'''

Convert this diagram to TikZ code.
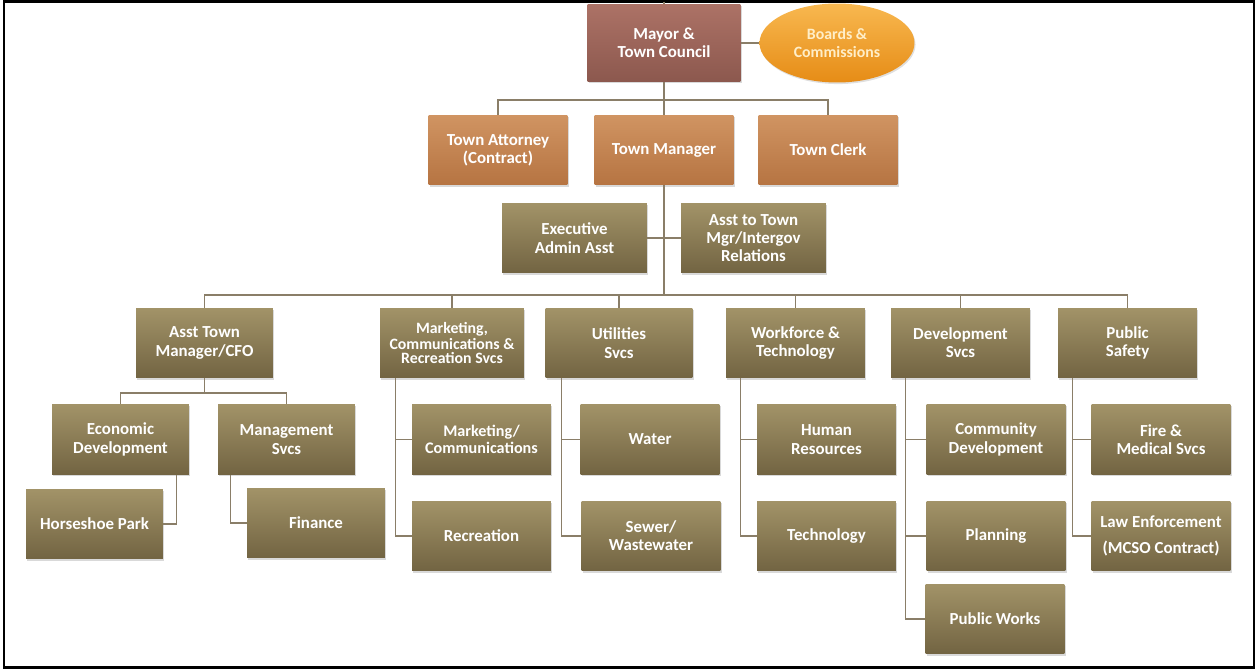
\documentclass[tikz,border=0pt]{standalone}
\usepackage{fontspec}
\setmainfont{Carlito}
\usetikzlibrary{shapes.geometric, shadows}

\definecolor{councilTop}{RGB}{172,114,102}
\definecolor{councilBot}{RGB}{140,88,78}
\definecolor{officerTop}{RGB}{208,148,98}
\definecolor{officerBot}{RGB}{182,116,66}
\definecolor{deptTop}{RGB}{162,147,104}
\definecolor{deptBot}{RGB}{114,100,66}
\definecolor{boardTop}{RGB}{248,184,80}
\definecolor{boardBot}{RGB}{230,140,22}
\definecolor{boardText}{RGB}{255,238,200}
\definecolor{linkgray}{RGB}{138,126,104}

\begin{document}
\begin{tikzpicture}[x=0.02cm, y=-0.02cm]
    \tikzstyle{unit} = [rectangle, minimum width=2.78cm, minimum height=1.4cm, inner sep=1pt, align=center, text=white, font=\bfseries\fontsize{9.6}{10.4}\selectfont, top color=deptTop, bottom color=deptBot, drop shadow={opacity=0.3, shadow xshift=0.6pt, shadow yshift=-0.9pt}]
    \tikzstyle{council} = [unit, minimum width=3.06cm, minimum height=1.54cm, top color=councilTop, bottom color=councilBot]
    \tikzstyle{officer} = [unit, top color=officerTop, bottom color=officerBot]
    \tikzstyle{board} = [ellipse, minimum width=3.1cm, minimum height=1.58cm, inner sep=0pt, align=center, text=boardText, font=\bfseries\fontsize{9}{10.2}\selectfont, top color=boardTop, bottom color=boardBot, drop shadow={opacity=0.25, shadow xshift=0.6pt, shadow yshift=-0.9pt}]
    \tikzstyle{small} = [font=\bfseries\fontsize{9}{7.8}\selectfont]
    \tikzstyle{link} = [draw=linkgray, line width=0.8pt]

    \useasboundingbox (0,0) rectangle (1255,669);
    \draw [line width=1.2pt] (4,1.5) rectangle (1254,667.5);

    % council and direct reports
    \node (mayor) [council] at (664,43) {Mayor \&\\Town Council};
    \node (boards) [board] at (837,43) {Boards \&\\Commissions};
    \node (attorney) [officer] at (498,150) {Town Attorney\\(Contract)};
    \node (manager) [officer] at (664,150) {Town Manager};
    \node (clerk) [officer] at (828,150) {Town Clerk};

    % manager's office
    \node (execasst) [unit, minimum width=2.9cm] at (574.5,238) {Executive\\Admin Asst};
    \node (intergov) [unit, minimum width=2.9cm] at (753.5,238) {Asst to Town\\Mgr/Intergov\\Relations};

    % departments
    \node (cfo) [unit, minimum width=2.74cm] at (204.5,343) {Asst Town\\Manager/CFO};
    \node (mcr) [unit, small, minimum width=2.88cm] at (452,343) {Marketing,\\Communications \&\\Recreation Svcs};
    \node (utilities) [unit, minimum width=2.94cm] at (619,343) {Utilities\\Svcs};
    \node (workforce) [unit] at (795.5,343) {Workforce \&\\Technology};
    \node (devsvcs) [unit] at (960.5,343) {Development\\Svcs};
    \node (safety) [unit] at (1127.5,343) {Public\\Safety};

    % divisions
    \node (econ) [unit, minimum width=2.74cm] at (120.5,439.5) {Economic\\Development};
    \node (mgmt) [unit, minimum width=2.74cm] at (286.5,439.5) {Management\\Svcs};
    \node (horseshoe) [unit, minimum width=2.74cm] at (94.5,524) {Horseshoe Park};
    \node (finance) [unit, minimum width=2.76cm] at (316,523) {Finance};
    \node (markcomm) [unit, font=\bfseries\fontsize{9.2}{9.4}\selectfont] at (481.5,439.5) {Marketing/\\Communications};
    \node (recreation) [unit] at (481.5,536) {Recreation};
    \node (water) [unit] at (650,439.5) {Water};
    \node (sewer) [unit] at (651,536) {Sewer/\\Wastewater};
    \node (hr) [unit] at (826.5,439.5) {Human\\Resources};
    \node (tech) [unit] at (826.5,536) {Technology};
    \node (community) [unit] at (996,439.5) {Community\\Development};
    \node (planning) [unit] at (996,536) {Planning};
    \node (publicworks) [unit] at (995,619) {Public Works};
    \node (fire) [unit] at (1161,439.5) {Fire \&\\Medical Svcs};
    \node (law) [unit] at (1161,536) {Law Enforcement\\[4pt](MCSO Contract)};

    \coordinate (top) at (664,2);
    \coordinate (bus1) at (664,100);
    \coordinate (bus2) at (664,295);
    \coordinate (bus3) at (204.5,393);

    \draw [link] (top) -- (mayor);
    \draw [link] (mayor) -- (boards);
    \draw [link] (mayor) -- (bus1);
    \draw [link] (bus1) -| (attorney);
    \draw [link] (bus1) -| (clerk);
    \draw [link] (bus1) -- (manager);
    \draw [link] (manager) -- (bus2);
    \draw [link] (execasst) -- (intergov);

    \draw [link] (bus2) -| (cfo);
    \draw [link] (bus2) -| (mcr);
    \draw [link] (bus2) -| (utilities);
    \draw [link] (bus2) -| (workforce);
    \draw [link] (bus2) -| (devsvcs);
    \draw [link] (bus2) -| (safety);

    \draw [link] (cfo) -- (bus3);
    \draw [link] (bus3) -| (econ);
    \draw [link] (bus3) -| (mgmt);
    \draw [link] ([xshift=-0.26cm]econ.south east) |- (horseshoe);
    \draw [link] ([xshift=0.26cm]mgmt.south west) |- (finance);

    \draw [link] ([xshift=0.32cm]mcr.south west) |- (markcomm);
    \draw [link] ([xshift=0.32cm]mcr.south west) |- (recreation);
    \draw [link] ([xshift=0.33cm]utilities.south west) |- (water);
    \draw [link] ([xshift=0.33cm]utilities.south west) |- (sewer);
    \draw [link] ([xshift=0.3cm]workforce.south west) |- (hr);
    \draw [link] ([xshift=0.3cm]workforce.south west) |- (tech);
    \draw [link] ([xshift=0.3cm]devsvcs.south west) |- (community);
    \draw [link] ([xshift=0.3cm]devsvcs.south west) |- (planning);
    \draw [link] ([xshift=0.3cm]devsvcs.south west) |- (publicworks);
    \draw [link] ([xshift=0.3cm]safety.south west) |- (fire);
    \draw [link] ([xshift=0.3cm]safety.south west) |- (law);
\end{tikzpicture}
\end{document}
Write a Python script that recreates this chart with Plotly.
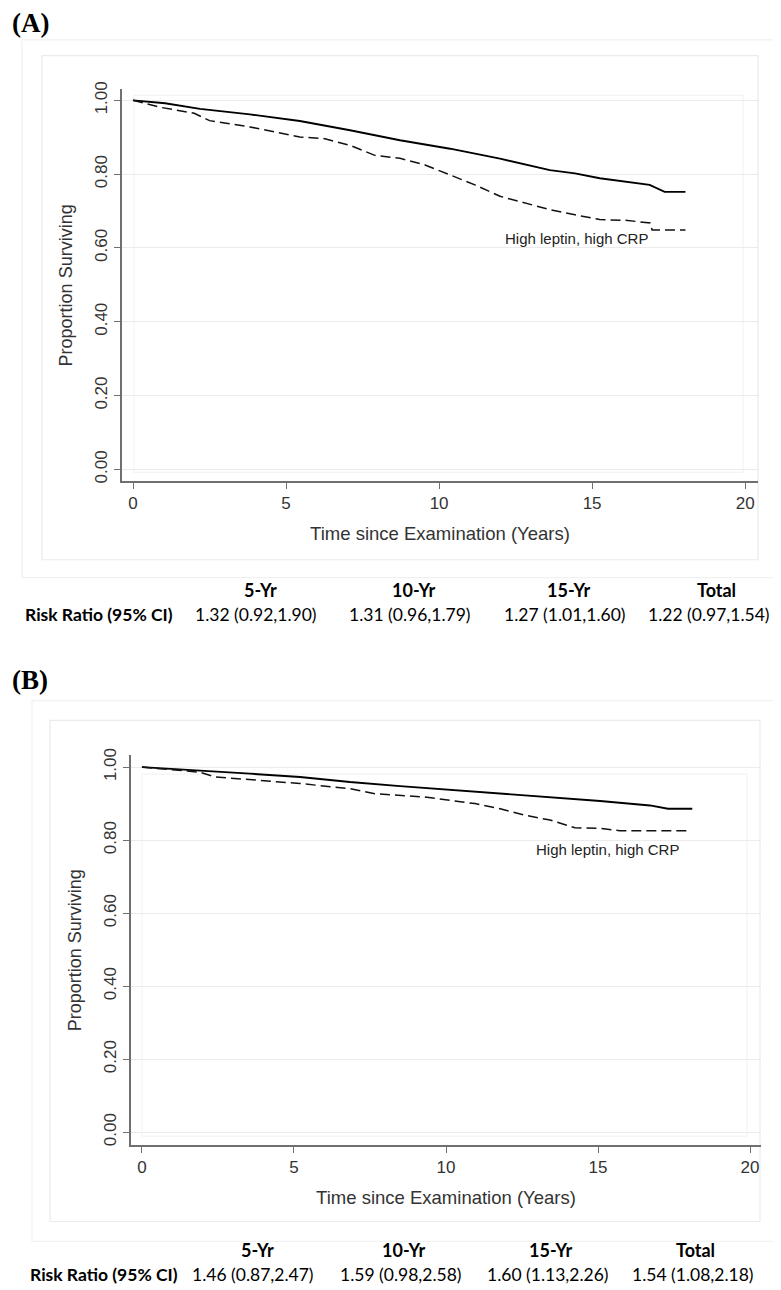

'''

__TASK DIRECTIONS__
Repeat the records word for word. Any picture in them should be left out.

__EXERCISE SOLUTION__
Convert this diagram to TikZ code.
\documentclass[tikz,border=0pt]{standalone}
\usepackage{fontspec}
\setmainfont{Carlito}
\usetikzlibrary{shapes.geometric, shadows}

\definecolor{councilTop}{RGB}{172,114,102}
\definecolor{councilBot}{RGB}{140,88,78}
\definecolor{officerTop}{RGB}{208,148,98}
\definecolor{officerBot}{RGB}{182,116,66}
\definecolor{deptTop}{RGB}{162,147,104}
\definecolor{deptBot}{RGB}{114,100,66}
\definecolor{boardTop}{RGB}{248,184,80}
\definecolor{boardBot}{RGB}{230,140,22}
\definecolor{boardText}{RGB}{255,238,200}
\definecolor{linkgray}{RGB}{138,126,104}

\begin{document}
\begin{tikzpicture}[x=0.02cm, y=-0.02cm]
    \tikzstyle{unit} = [rectangle, minimum width=2.78cm, minimum height=1.4cm, inner sep=1pt, align=center, text=white, font=\bfseries\fontsize{9.6}{10.4}\selectfont, top color=deptTop, bottom color=deptBot, drop shadow={opacity=0.3, shadow xshift=0.6pt, shadow yshift=-0.9pt}]
    \tikzstyle{council} = [unit, minimum width=3.06cm, minimum height=1.54cm, top color=councilTop, bottom color=councilBot]
    \tikzstyle{officer} = [unit, top color=officerTop, bottom color=officerBot]
    \tikzstyle{board} = [ellipse, minimum width=3.1cm, minimum height=1.58cm, inner sep=0pt, align=center, text=boardText, font=\bfseries\fontsize{9}{10.2}\selectfont, top color=boardTop, bottom color=boardBot, drop shadow={opacity=0.25, shadow xshift=0.6pt, shadow yshift=-0.9pt}]
    \tikzstyle{small} = [font=\bfseries\fontsize{9}{7.8}\selectfont]
    \tikzstyle{link} = [draw=linkgray, line width=0.8pt]

    \useasboundingbox (0,0) rectangle (1255,669);
    \draw [line width=1.2pt] (4,1.5) rectangle (1254,667.5);

    % council and direct reports
    \node (mayor) [council] at (664,43) {Mayor \&\\Town Council};
    \node (boards) [board] at (837,43) {Boards \&\\Commissions};
    \node (attorney) [officer] at (498,150) {Town Attorney\\(Contract)};
    \node (manager) [officer] at (664,150) {Town Manager};
    \node (clerk) [officer] at (828,150) {Town Clerk};

    % manager's office
    \node (execasst) [unit, minimum width=2.9cm] at (574.5,238) {Executive\\Admin Asst};
    \node (intergov) [unit, minimum width=2.9cm] at (753.5,238) {Asst to Town\\Mgr/Intergov\\Relations};

    % departments
    \node (cfo) [unit, minimum width=2.74cm] at (204.5,343) {Asst Town\\Manager/CFO};
    \node (mcr) [unit, small, minimum width=2.88cm] at (452,343) {Marketing,\\Communications \&\\Recreation Svcs};
    \node (utilities) [unit, minimum width=2.94cm] at (619,343) {Utilities\\Svcs};
    \node (workforce) [unit] at (795.5,343) {Workforce \&\\Technology};
    \node (devsvcs) [unit] at (960.5,343) {Development\\Svcs};
    \node (safety) [unit] at (1127.5,343) {Public\\Safety};

    % divisions
    \node (econ) [unit, minimum width=2.74cm] at (120.5,439.5) {Economic\\Development};
    \node (mgmt) [unit, minimum width=2.74cm] at (286.5,439.5) {Management\\Svcs};
    \node (horseshoe) [unit, minimum width=2.74cm] at (94.5,524) {Horseshoe Park};
    \node (finance) [unit, minimum width=2.76cm] at (316,523) {Finance};
    \node (markcomm) [unit, font=\bfseries\fontsize{9.2}{9.4}\selectfont] at (481.5,439.5) {Marketing/\\Communications};
    \node (recreation) [unit] at (481.5,536) {Recreation};
    \node (water) [unit] at (650,439.5) {Water};
    \node (sewer) [unit] at (651,536) {Sewer/\\Wastewater};
    \node (hr) [unit] at (826.5,439.5) {Human\\Resources};
    \node (tech) [unit] at (826.5,536) {Technology};
    \node (community) [unit] at (996,439.5) {Community\\Development};
    \node (planning) [unit] at (996,536) {Planning};
    \node (publicworks) [unit] at (995,619) {Public Works};
    \node (fire) [unit] at (1161,439.5) {Fire \&\\Medical Svcs};
    \node (law) [unit] at (1161,536) {Law Enforcement\\[4pt](MCSO Contract)};

    \coordinate (top) at (664,2);
    \coordinate (bus1) at (664,100);
    \coordinate (bus2) at (664,295);
    \coordinate (bus3) at (204.5,393);

    \draw [link] (top) -- (mayor);
    \draw [link] (mayor) -- (boards);
    \draw [link] (mayor) -- (bus1);
    \draw [link] (bus1) -| (attorney);
    \draw [link] (bus1) -| (clerk);
    \draw [link] (bus1) -- (manager);
    \draw [link] (manager) -- (bus2);
    \draw [link] (execasst) -- (intergov);

    \draw [link] (bus2) -| (cfo);
    \draw [link] (bus2) -| (mcr);
    \draw [link] (bus2) -| (utilities);
    \draw [link] (bus2) -| (workforce);
    \draw [link] (bus2) -| (devsvcs);
    \draw [link] (bus2) -| (safety);

    \draw [link] (cfo) -- (bus3);
    \draw [link] (bus3) -| (econ);
    \draw [link] (bus3) -| (mgmt);
    \draw [link] ([xshift=-0.26cm]econ.south east) |- (horseshoe);
    \draw [link] ([xshift=0.26cm]mgmt.south west) |- (finance);

    \draw [link] ([xshift=0.32cm]mcr.south west) |- (markcomm);
    \draw [link] ([xshift=0.32cm]mcr.south west) |- (recreation);
    \draw [link] ([xshift=0.33cm]utilities.south west) |- (water);
    \draw [link] ([xshift=0.33cm]utilities.south west) |- (sewer);
    \draw [link] ([xshift=0.3cm]workforce.south west) |- (hr);
    \draw [link] ([xshift=0.3cm]workforce.south west) |- (tech);
    \draw [link] ([xshift=0.3cm]devsvcs.south west) |- (community);
    \draw [link] ([xshift=0.3cm]devsvcs.south west) |- (planning);
    \draw [link] ([xshift=0.3cm]devsvcs.south west) |- (publicworks);
    \draw [link] ([xshift=0.3cm]safety.south west) |- (fire);
    \draw [link] ([xshift=0.3cm]safety.south west) |- (law);
\end{tikzpicture}
\end{document}
Write a Python script that recreates this chart with Plotly.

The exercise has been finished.